Published : Feb. 23, 2022 - 17:48
An electronic board showing the Korea Composite Stock Price Index (KOSPI) at a dealing room of the Hana Bank headquarters in Seoul on Feb. 23, 2022. (Yonhap)
The benchmark Kospi rose Wednesday on stock purchases led by institutions and retail investors, who guarded against a sell-off by foreign investors, as investor appetite appeared affected little by developments in the Russia-Ukraine standoff.
The Kospi ended 0.47 percent, or 12.74 points, higher than Tuesday’s closing at 2,719.53, reversing the last two days of drops. The index reached an intraday high of 2,729.56 and low of 2,705.31.
Institutions and individuals snatched up shares worth 179 billion won ($150 million) and 74 billion won, respectively, while foreigners offloaded 266 billion won.
“The market is doing fairly well riding out the Ukraine conflict,” said Lee Kyung-min, an analyst at Daishin Securities, referring to trade this week, when the index posted consecutive drops.
Kim Young-hwan, a market strategist at NH Investment & Securities, said the geopolitical unrest adds to another layer of volatility to a jumpy market, which has already seen its earnings reduced on worries over a more hawkish US Federal Reserve.

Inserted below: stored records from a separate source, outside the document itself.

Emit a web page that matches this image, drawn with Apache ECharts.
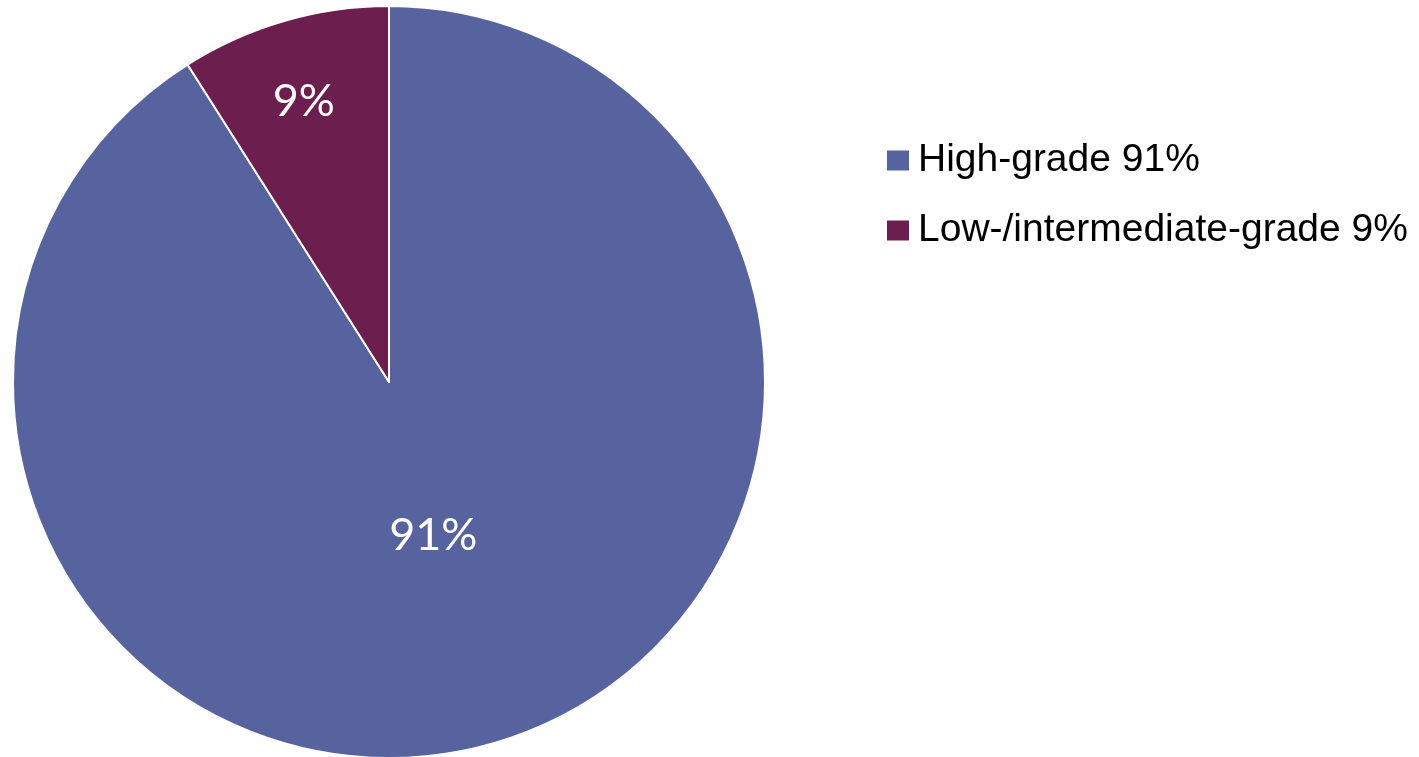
<!DOCTYPE html>
<html>
<head>
<meta charset="utf-8">
<style>
  html, body { margin: 0; padding: 0; background: #ffffff; }
  #chart { width: 1419px; height: 757px; }
</style>
<script src="https://cdn.jsdelivr.net/npm/echarts@6/dist/echarts.min.js"></script>
</head>
<body>
<div id="chart"></div>
<script>
// Tumour grade distribution
const categories = ['High-grade', 'Low-/intermediate-grade'];
const shares = [91, 9];
const sliceColors = ['#57639f', '#6c1f4f'];
// per-slice nudges of the inside labels (px)
const labelNudges = [[-9, -30], [-32, -97]];

const chart = echarts.init(document.getElementById('chart'));

const data = categories.map((name, i) => ({
  name: name,
  value: shares[i],
  itemStyle: { color: sliceColors[i] }
}));

chart.setOption({
  animation: false,
  backgroundColor: '#ffffff',
  legend: {
    orient: 'vertical',
    left: 880,
    top: 136,
    itemWidth: 24,
    itemHeight: 22,
    itemGap: 31,
    icon: 'rect',
    data: categories,
    formatter: function (name) {
      const i = categories.indexOf(name);
      return name + ' ' + shares[i] + '%';
    },
    textStyle: {
      fontFamily: '"Liberation Sans", Arial, sans-serif',
      fontSize: 39,
      lineHeight: 39,
      color: '#000000',
      padding: [0, 0, 0, 3]
    }
  },
  series: [{
    type: 'pie',
    center: [389, 382],
    radius: [0, 376],
    startAngle: 90,
    clockwise: true,
    data: data,
    itemStyle: { borderColor: '#ffffff', borderWidth: 2 },
    label: {
      show: true,
      position: 'inside',
      formatter: '{c}%',
      color: '#ffffff',
      fontFamily: 'Lato, "Open Sans", sans-serif',
      fontSize: 45
    },
    labelLayout: function (params) {
      const n = labelNudges[params.dataIndex];
      return { dx: n[0], dy: n[1] };
    },
    emphasis: { disabled: true }
  }]
});
</script>
</body>
</html>
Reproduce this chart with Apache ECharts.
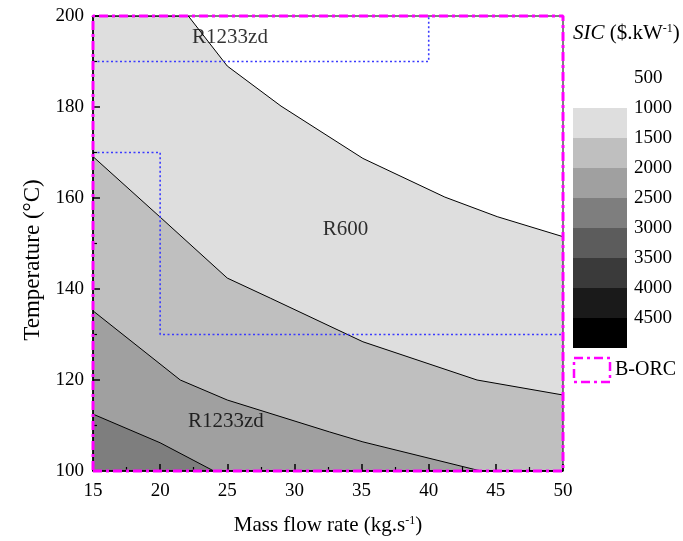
<!DOCTYPE html>
<html>
<head>
<meta charset="utf-8">
<script src="https://cdn.jsdelivr.net/npm/echarts@6/dist/echarts.min.js"></script>
<style>
  html, body { margin: 0; padding: 0; background: #fff; }
  #chart { width: 683px; height: 541px; }
</style>
</head>
<body>
<div id="chart"></div>
<script>
// Iso-cost contour lines of SIC ($/kW) over mass flow rate (kg/s) and temperature (°C)
const contour1000 = [[15, 200], [22.1, 200], [25, 189], [29, 180.2], [35.1, 168.7], [41.2, 160.2], [45.1, 155.9], [50, 151.5]];
const contour1500 = [[15, 169.1], [20, 155.8], [25, 142.4], [28.2, 138], [35.1, 128.4], [43.6, 120], [50, 116.7]];
const contour2000 = [[15, 135.2], [21.5, 120], [25, 115.6], [32.6, 108.6], [35.1, 106.4], [43.6, 100.2], [44, 100], [50, 100]];
const contour2500 = [[15, 112.5], [20, 106.2], [24, 100], [50, 100]];

// Working-fluid zones (dotted outlines)
const zoneR1233zdTop = [[15, 190], [40, 190], [40, 200]];
const zoneR600 = [[15, 170], [20, 170], [20, 130], [50, 130]];
const bOrcFrame = [[15, 100], [50, 100], [50, 200], [15, 200], [15, 100]];

const fluidLabels = [
  { name: 'R1233zd', value: [25.2, 195.2] },
  { name: 'R600', value: [33.8, 153] },
  { name: 'R1233zd', value: [24.9, 110.9] }
];

// Colour scale
const sicLevels = [500, 1000, 1500, 2000, 2500, 3000, 3500, 4000, 4500];
const sicColors = ['#ffffff', '#dedede', '#bfbfbf', '#a0a0a0', '#7e7e7e', '#5c5c5c', '#3a3a3a', '#1a1a1a', '#000000'];

const xTicks = { min: 15, max: 50, interval: 5 };
const yTicks = { min: 100, max: 200, interval: 20 };

const FONT = 'Liberation Serif';
const supStyle = { fontSize: 12, fontFamily: FONT, color: '#000', padding: [0, 0, 9, 0] };

function band(data, color) {
  return {
    type: 'line', data: data, symbol: 'none', silent: true,
    lineStyle: { color: '#000', width: 1 },
    areaStyle: { color: color, opacity: 1, origin: 'start' },
    z: 2
  };
}
function dotted(data) {
  return {
    type: 'line', data: data, symbol: 'none', silent: true,
    lineStyle: { color: '#3a3aff', width: 1.6, type: [2, 2.5] },
    z: 4
  };
}

// Legend built from the colour scale
const legendX = 573, legendTop = 78, boxW = 54, boxH = 30;
const legendGraphics = [];
sicLevels.forEach((lv, i) => {
  legendGraphics.push({
    type: 'rect',
    shape: { x: legendX, y: legendTop + i * boxH, width: boxW, height: boxH },
    style: { fill: sicColors[i] }
  });
  legendGraphics.push({
    type: 'text', x: 634, y: legendTop + i * boxH,
    style: { text: String(lv), font: '19px "' + FONT + '"', fill: '#000', verticalAlign: 'middle', align: 'left' }
  });
});
legendGraphics.push({
  type: 'text', x: 573, y: 33,
  style: {
    text: '{it|SIC} ($.kW{sup|-1})', font: '21px "' + FONT + '"', fill: '#000', verticalAlign: 'middle',
    rich: {
      it: { fontStyle: 'italic', fontSize: 21, fontFamily: FONT },
      sup: supStyle
    }
  }
});
legendGraphics.push({
  type: 'rect',
  shape: { x: 574, y: 358, width: 36, height: 24 },
  style: { fill: 'none', stroke: '#ff00ff', lineWidth: 2.5, lineDash: [9, 4, 3, 4] }
});
legendGraphics.push({
  type: 'text', x: 615, y: 370,
  style: { text: 'B-ORC', font: '20px "' + FONT + '"', fill: '#000', verticalAlign: 'middle' }
});
// Vertical axis title
legendGraphics.push({
  type: 'text', x: 33, y: 260, rotation: Math.PI / 2,
  style: { text: 'Temperature (°C)', font: '23px "' + FONT + '"', fill: '#000', align: 'center', verticalAlign: 'middle' }
});

const chart = echarts.init(document.getElementById('chart'), null, { renderer: 'canvas' });
chart.setOption({
  backgroundColor: '#fff',
  animation: false,
  grid: { left: 93, right: 120, top: 16, bottom: 70, show: true, borderColor: '#000', borderWidth: 1, backgroundColor: 'transparent', z: 5 },
  xAxis: {
    type: 'value', min: xTicks.min, max: xTicks.max, interval: xTicks.interval,
    name: 'Mass flow rate (kg.s{sup|-1})', nameLocation: 'middle', nameGap: 44,
    nameTextStyle: { fontFamily: FONT, fontSize: 21, color: '#000', rich: { sup: supStyle } },
    axisLine: { lineStyle: { color: '#000', width: 1.5 } },
    axisTick: { inside: true, length: 7, lineStyle: { color: '#000', width: 1.5 } },
    minorTick: { show: true, splitNumber: 2, length: 4, lineStyle: { color: '#000', width: 1.2 } },
    axisLabel: { fontFamily: FONT, fontSize: 19, color: '#000', margin: 11 },
    splitLine: { show: false }, z: 6
  },
  yAxis: {
    type: 'value', min: yTicks.min, max: yTicks.max, interval: yTicks.interval,
    axisLine: { lineStyle: { color: '#000', width: 1.5 } },
    axisTick: { inside: true, length: 7, lineStyle: { color: '#000', width: 1.5 } },
    minorTick: { show: true, splitNumber: 2, length: 4, lineStyle: { color: '#000', width: 1.2 } },
    axisLabel: { fontFamily: FONT, fontSize: 19, color: '#000', margin: 9 },
    splitLine: { show: false }, z: 6
  },
  graphic: legendGraphics,
  series: [
    band(contour1000, sicColors[1]),
    band(contour1500, sicColors[2]),
    band(contour2000, sicColors[3]),
    band(contour2500, sicColors[4]),
    dotted(zoneR1233zdTop),
    dotted(zoneR600),
    {
      type: 'line', data: bOrcFrame, symbol: 'none', silent: true, clip: false,
      lineStyle: { color: '#ff00ff', width: 3, type: [9, 4, 3, 4] },
      z: 7
    },
    {
      type: 'scatter', data: fluidLabels, symbolSize: 0, silent: true, z: 8,
      label: { show: true, position: 'inside', formatter: p => p.name, fontFamily: FONT, fontSize: 21, color: '#000' }
    }
  ]
});
</script>
</body>
</html>
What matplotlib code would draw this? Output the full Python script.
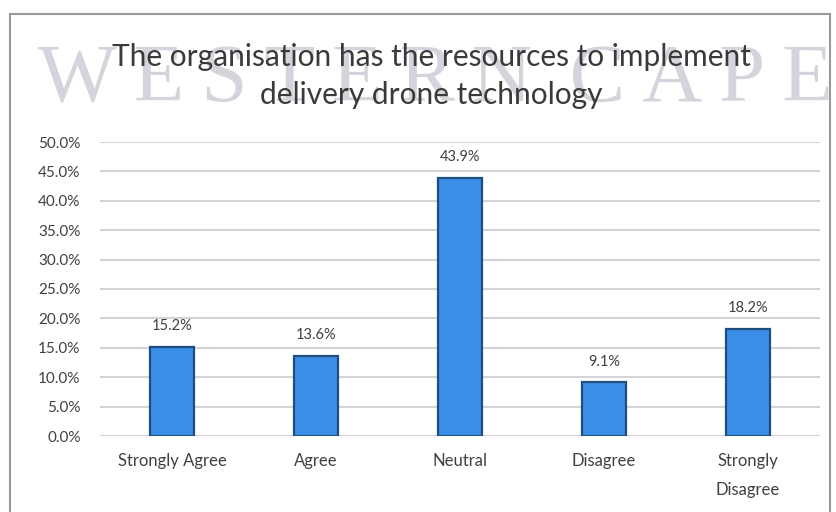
import numpy as np
import matplotlib
matplotlib.use("Agg")
import matplotlib.pyplot as plt
from matplotlib.patches import Rectangle

# survey responses
categories = ["Strongly Agree", "Agree", "Neutral", "Disagree", "Strongly\nDisagree"]
values = [15.2, 13.6, 43.9, 9.1, 18.2]
yticks = [0, 5, 10, 15, 20, 25, 30, 35, 40, 45, 50]

title = "The organisation has the resources to implement\ndelivery drone technology"

plt.rcParams['font.family'] = ['Lato', 'DejaVu Sans']

fig = plt.figure(figsize=(8.37, 5.12), dpi=100)
fig.patch.set_facecolor("white")

# chart border box
fig.patches.append(Rectangle((10/837, -0.05), 820/837, 1.05 - 14/512, transform=fig.transFigure,
                             fill=False, edgecolor="#9a9a9a", linewidth=1.5))

# faint watermark from the source page
fig.text(0.52, 0.84, "W\u2009E\u2009S\u2009T\u2009E\u2009R\u2009N\u2009 C\u2009A\u2009P\u2009E",
         ha="center", va="center", fontsize=60,
         family=["Liberation Serif", "DejaVu Serif"], color="#d4d4dc", zorder=0)

fig.text(0.515, 0.851, title, ha="center", va="center", fontsize=21.5,
         color="#3a3a3a", linespacing=1.45, zorder=2)

ax = fig.add_axes([100/837, 76/512, 720/837, 294/512])
x = np.arange(len(categories))
bars = ax.bar(x, values, width=0.3, color="#3a8ee6", edgecolor="#1d4f80", linewidth=1.6, zorder=3)

for xi, v in zip(x, values):
    ax.annotate("%.1f%%" % v, (xi, v), xytext=(0, 10), textcoords="offset points",
                ha="center", va="bottom", fontsize=10.5, color="#404040")

ax.set_xlim(-0.5, len(categories) - 0.5)
ax.set_ylim(0, 50)
ax.set_yticks(yticks)
ax.set_yticklabels(["%.1f%%" % t for t in yticks], fontsize=11, color="#404040")
ax.set_xticks(x)
ax.set_xticklabels(categories, fontsize=12, color="#404040", linespacing=2.0, va="top")
ax.tick_params(axis="both", length=0)
ax.tick_params(axis="x", pad=12)
ax.tick_params(axis="y", pad=14)
ax.grid(axis="y", color="#d4d4d4", linewidth=1.5, zorder=0)
for s in ax.spines.values():
    s.set_visible(False)
ax.set_facecolor("none")

fig.savefig("out.png", dpi=100)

But Korea should not have to worry too much about the impact from the standoff, according to Moody’s Investor Service.
“Moody’s rated issuers in APAC have limited direct exposure to Russian or Ukrainian entities, and as such we do not anticipate there would be any immediate or direct ratings impact from the situation in Ukraine,” the credit rating agency said, referring to countries in the Asia-Pacific region.
The agency noted however that the Asia-Pacific countries may see what it called “second round effects” of the conflict, like disruptions in commodity prices.
The agency added the rising prices of oil and liquefied natural gas will not impact the region much because Asian economies have long-term supply contracts for LNG.
Analysts have said an invasion could interrupt oil and natural gas shipments made by Russia, which produces 10 percent of oil the world needs and a little more than 30 percent of gas Europe uses. Germany has already halted gas projects with Russia, including pipelines in Ukraine.